Set task
It is required that the lines from the top of the listing through the line with "ratio_hl_sd = [0.055, 0.10, 0.15, 0.085]" be reproduced exactly, excluding pictures.

— start of Supplied material —

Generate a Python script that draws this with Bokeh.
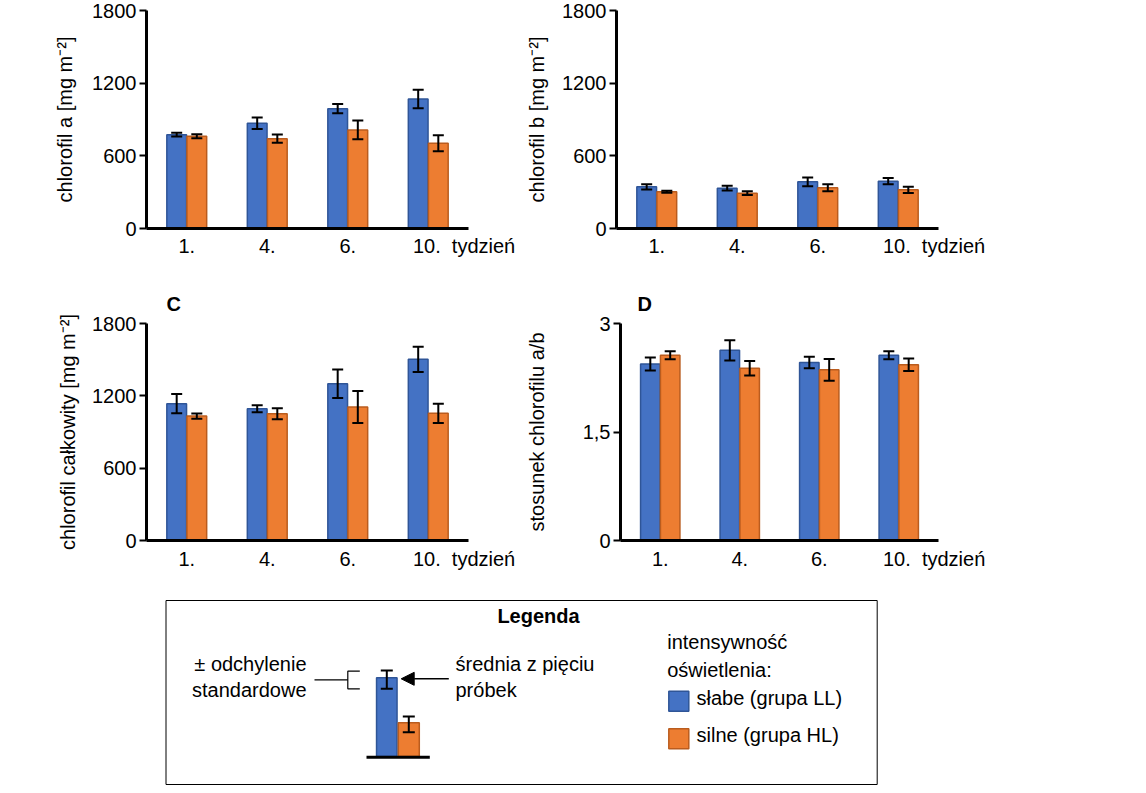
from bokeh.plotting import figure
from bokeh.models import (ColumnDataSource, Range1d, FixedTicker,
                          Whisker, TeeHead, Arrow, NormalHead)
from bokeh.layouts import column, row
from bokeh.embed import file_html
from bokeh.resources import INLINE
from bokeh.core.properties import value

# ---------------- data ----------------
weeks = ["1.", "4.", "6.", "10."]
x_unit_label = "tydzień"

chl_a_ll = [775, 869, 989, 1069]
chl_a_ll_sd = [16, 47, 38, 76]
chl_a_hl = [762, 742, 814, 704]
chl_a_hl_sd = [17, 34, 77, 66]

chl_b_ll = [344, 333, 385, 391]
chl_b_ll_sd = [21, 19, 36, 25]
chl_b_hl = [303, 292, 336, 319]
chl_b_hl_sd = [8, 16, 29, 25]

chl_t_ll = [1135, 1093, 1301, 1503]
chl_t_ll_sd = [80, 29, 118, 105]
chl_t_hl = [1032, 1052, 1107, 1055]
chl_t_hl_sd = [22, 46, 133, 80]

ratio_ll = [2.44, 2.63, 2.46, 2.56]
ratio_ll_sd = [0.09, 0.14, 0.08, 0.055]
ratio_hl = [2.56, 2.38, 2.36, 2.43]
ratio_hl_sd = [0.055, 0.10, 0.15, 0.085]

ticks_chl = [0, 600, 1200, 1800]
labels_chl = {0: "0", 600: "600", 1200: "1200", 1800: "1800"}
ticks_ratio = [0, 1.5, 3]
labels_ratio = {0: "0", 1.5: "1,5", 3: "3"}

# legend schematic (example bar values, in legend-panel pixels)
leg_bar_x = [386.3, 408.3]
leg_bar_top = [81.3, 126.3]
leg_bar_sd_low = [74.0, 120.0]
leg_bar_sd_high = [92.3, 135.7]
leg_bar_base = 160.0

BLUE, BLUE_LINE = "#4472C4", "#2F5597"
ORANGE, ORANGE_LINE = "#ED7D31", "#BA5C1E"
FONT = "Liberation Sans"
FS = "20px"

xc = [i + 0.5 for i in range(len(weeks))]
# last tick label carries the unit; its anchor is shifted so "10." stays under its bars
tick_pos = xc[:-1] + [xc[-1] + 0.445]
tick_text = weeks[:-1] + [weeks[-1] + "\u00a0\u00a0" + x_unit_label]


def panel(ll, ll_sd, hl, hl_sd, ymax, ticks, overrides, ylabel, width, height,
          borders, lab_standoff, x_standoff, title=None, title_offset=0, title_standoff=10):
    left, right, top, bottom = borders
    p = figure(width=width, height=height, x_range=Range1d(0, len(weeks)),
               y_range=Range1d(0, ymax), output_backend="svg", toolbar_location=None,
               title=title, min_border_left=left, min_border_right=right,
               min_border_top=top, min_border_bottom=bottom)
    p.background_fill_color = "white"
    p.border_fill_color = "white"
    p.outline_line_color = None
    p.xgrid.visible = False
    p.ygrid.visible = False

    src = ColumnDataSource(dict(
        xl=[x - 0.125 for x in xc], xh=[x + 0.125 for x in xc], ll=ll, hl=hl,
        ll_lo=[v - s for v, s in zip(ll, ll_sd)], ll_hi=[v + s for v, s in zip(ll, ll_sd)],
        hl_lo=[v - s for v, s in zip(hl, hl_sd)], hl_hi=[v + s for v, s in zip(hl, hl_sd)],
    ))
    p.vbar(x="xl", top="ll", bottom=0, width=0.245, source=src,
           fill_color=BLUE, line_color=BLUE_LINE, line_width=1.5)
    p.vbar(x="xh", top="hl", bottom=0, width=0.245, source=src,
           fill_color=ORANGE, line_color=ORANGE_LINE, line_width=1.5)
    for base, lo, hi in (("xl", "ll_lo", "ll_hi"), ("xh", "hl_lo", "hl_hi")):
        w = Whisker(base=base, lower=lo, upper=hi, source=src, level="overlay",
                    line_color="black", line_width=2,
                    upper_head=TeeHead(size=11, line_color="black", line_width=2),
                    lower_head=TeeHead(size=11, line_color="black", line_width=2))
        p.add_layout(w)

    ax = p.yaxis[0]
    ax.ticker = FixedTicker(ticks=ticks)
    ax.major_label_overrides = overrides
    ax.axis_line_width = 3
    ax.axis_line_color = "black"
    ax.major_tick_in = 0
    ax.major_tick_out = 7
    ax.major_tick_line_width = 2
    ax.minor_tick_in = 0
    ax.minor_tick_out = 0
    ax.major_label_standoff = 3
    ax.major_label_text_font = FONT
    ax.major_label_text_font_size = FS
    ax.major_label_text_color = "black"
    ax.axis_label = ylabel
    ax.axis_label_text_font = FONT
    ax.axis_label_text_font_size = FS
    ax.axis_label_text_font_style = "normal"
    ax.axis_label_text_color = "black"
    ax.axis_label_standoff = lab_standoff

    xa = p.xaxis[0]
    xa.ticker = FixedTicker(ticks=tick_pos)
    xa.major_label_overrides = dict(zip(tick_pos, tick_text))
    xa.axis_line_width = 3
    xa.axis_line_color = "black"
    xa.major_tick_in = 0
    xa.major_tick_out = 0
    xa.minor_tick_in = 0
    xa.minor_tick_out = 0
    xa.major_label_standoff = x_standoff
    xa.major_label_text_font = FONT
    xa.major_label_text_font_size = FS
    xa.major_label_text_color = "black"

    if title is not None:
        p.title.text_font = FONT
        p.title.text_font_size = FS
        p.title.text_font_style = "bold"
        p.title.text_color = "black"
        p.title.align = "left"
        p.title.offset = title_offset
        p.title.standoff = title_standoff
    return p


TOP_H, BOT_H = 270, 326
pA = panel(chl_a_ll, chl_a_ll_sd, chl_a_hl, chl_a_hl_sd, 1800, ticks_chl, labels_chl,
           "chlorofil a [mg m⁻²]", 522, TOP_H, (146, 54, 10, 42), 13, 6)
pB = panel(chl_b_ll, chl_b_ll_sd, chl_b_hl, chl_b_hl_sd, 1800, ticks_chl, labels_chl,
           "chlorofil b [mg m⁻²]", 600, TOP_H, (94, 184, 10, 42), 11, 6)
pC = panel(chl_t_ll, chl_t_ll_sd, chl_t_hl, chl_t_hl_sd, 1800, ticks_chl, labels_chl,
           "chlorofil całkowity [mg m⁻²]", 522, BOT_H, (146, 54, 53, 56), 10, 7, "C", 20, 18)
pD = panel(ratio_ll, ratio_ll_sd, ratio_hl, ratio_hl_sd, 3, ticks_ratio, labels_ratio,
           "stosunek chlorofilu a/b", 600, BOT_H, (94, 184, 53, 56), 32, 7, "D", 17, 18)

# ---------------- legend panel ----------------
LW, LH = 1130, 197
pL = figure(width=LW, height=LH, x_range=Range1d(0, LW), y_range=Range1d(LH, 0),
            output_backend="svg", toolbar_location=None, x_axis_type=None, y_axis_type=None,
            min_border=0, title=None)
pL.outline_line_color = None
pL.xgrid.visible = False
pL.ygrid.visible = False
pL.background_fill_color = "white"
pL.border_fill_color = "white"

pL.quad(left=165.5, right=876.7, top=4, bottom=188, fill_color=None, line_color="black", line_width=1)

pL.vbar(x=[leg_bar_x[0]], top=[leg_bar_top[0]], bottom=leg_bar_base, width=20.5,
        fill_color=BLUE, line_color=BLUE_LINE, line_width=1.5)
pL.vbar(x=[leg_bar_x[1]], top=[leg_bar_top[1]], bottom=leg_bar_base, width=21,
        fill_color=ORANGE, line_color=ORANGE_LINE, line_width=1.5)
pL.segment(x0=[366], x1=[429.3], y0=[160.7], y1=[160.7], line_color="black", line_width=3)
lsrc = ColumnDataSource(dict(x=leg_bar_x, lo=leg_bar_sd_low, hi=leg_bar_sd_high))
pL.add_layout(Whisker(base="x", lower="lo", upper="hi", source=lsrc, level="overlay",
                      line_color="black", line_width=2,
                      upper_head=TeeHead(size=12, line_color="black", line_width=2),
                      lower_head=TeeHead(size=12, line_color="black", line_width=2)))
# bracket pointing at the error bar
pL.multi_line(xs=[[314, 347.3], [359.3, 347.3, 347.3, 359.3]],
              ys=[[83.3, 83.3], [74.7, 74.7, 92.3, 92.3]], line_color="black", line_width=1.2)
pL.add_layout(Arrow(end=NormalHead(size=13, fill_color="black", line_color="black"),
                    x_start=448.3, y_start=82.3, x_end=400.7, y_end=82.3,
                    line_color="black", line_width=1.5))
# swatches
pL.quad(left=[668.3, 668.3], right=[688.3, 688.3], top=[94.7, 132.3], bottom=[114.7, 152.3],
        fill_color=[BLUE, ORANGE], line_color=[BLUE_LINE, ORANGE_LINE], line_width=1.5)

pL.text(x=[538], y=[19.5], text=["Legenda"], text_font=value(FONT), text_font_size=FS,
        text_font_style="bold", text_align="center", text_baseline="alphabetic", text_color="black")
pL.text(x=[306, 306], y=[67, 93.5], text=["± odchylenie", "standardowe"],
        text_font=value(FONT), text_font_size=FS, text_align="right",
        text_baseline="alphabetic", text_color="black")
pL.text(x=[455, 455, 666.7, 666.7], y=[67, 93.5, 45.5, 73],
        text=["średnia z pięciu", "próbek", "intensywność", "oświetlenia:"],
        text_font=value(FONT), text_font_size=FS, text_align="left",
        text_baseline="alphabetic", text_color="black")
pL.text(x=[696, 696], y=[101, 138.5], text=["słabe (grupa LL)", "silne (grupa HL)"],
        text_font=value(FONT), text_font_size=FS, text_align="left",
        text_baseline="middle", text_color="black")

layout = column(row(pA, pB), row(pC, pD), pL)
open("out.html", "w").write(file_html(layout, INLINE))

— end of Supplied material —

Answer to this task
Generate a Python script that draws this with Bokeh.
from bokeh.plotting import figure
from bokeh.models import (ColumnDataSource, Range1d, FixedTicker,
                          Whisker, TeeHead, Arrow, NormalHead)
from bokeh.layouts import column, row
from bokeh.embed import file_html
from bokeh.resources import INLINE
from bokeh.core.properties import value

# ---------------- data ----------------
weeks = ["1.", "4.", "6.", "10."]
x_unit_label = "tydzień"

chl_a_ll = [775, 869, 989, 1069]
chl_a_ll_sd = [16, 47, 38, 76]
chl_a_hl = [762, 742, 814, 704]
chl_a_hl_sd = [17, 34, 77, 66]

chl_b_ll = [344, 333, 385, 391]
chl_b_ll_sd = [21, 19, 36, 25]
chl_b_hl = [303, 292, 336, 319]
chl_b_hl_sd = [8, 16, 29, 25]

chl_t_ll = [1135, 1093, 1301, 1503]
chl_t_ll_sd = [80, 29, 118, 105]
chl_t_hl = [1032, 1052, 1107, 1055]
chl_t_hl_sd = [22, 46, 133, 80]

ratio_ll = [2.44, 2.63, 2.46, 2.56]
ratio_ll_sd = [0.09, 0.14, 0.08, 0.055]
ratio_hl = [2.56, 2.38, 2.36, 2.43]
ratio_hl_sd = [0.055, 0.10, 0.15, 0.085]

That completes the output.